Setting up the meeting correctly will help reduce errors and ensure that everyone is committed to the objective of the meeting.

  1. Person, computer, camera

It is highly recommended that in remote meetings, participants should be able to see each other’s faces. Much of the communication is nonverbal, and although it is not the same thing, faces help to understand people’s reactions.

In a hybrid meeting, there is a situation that can create first and second attendees. It’s the answer to, “If we’re already here, a computer is enough, right? Well… no. It is highly recommended that everyone in the meeting has their computer in front of them just like the people who are not in the meeting room. The reason is quite simple, it gives the impression that there are not two groups of participants and improves the flow of the meeting.

Of course, due to multiple situations, it is likely that some people will feel uncomfortable in front of the camera at times. In our opinion, it is preferable to make use of the camera voluntary or to set up a moment at the beginning of the meeting so that everyone can see each other. In this way, we manage to humanize the meetings.

  1. Make it known that there is someone out there

How many times have we found ourselves in this situation in a remote meeting? It is important to establish audio and, if possible, visual contact with the people who are attending remotely at the beginning of the meeting. The moderator of the meeting should ask questions, make the other attendees intervene, and remind them that there are people attending remotely.

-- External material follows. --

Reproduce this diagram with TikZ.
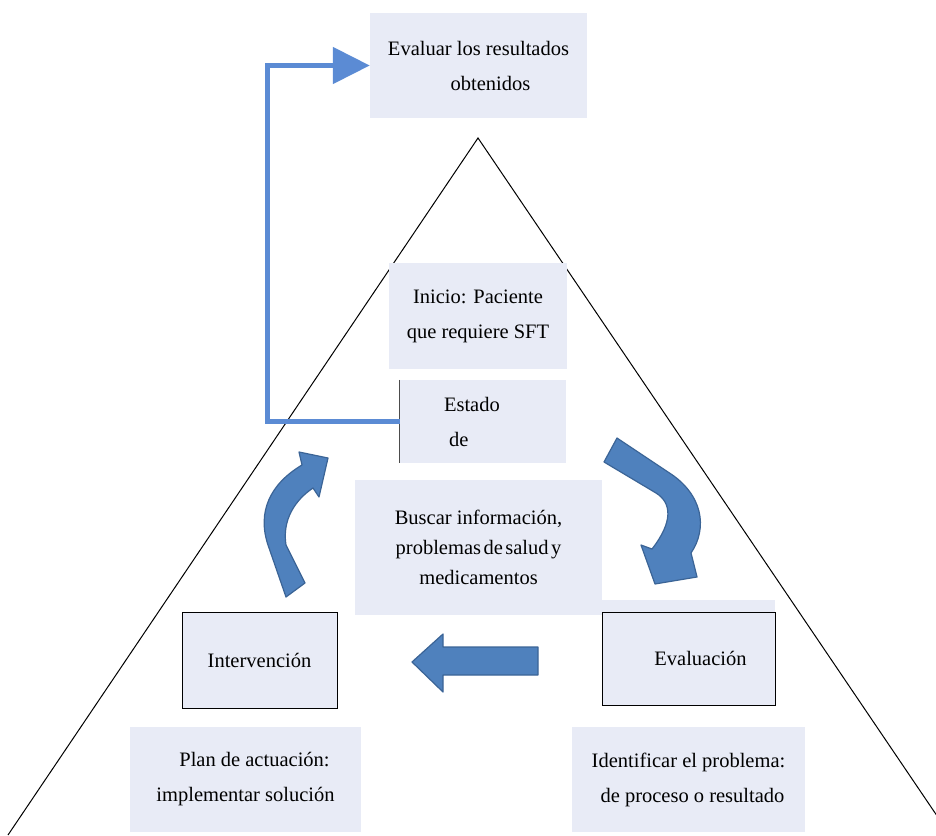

4. Promote the use of emoticons and reactions.

Nowadays, almost all videoconferencing systems have emoticons in text and on-screen reactions that allow you to know the feedback of the meeting attendees about what is being discussed. Specifically, we are all familiar with the hand icon to ask for a turn to speak, but there are many variations to express agreement, joy, or disagreement. As an organizer, it is recommended that you propose from the beginning of the meeting a way to use emoticons and reactions that will help reduce the time of the meeting and improve the expressiveness of the attendees.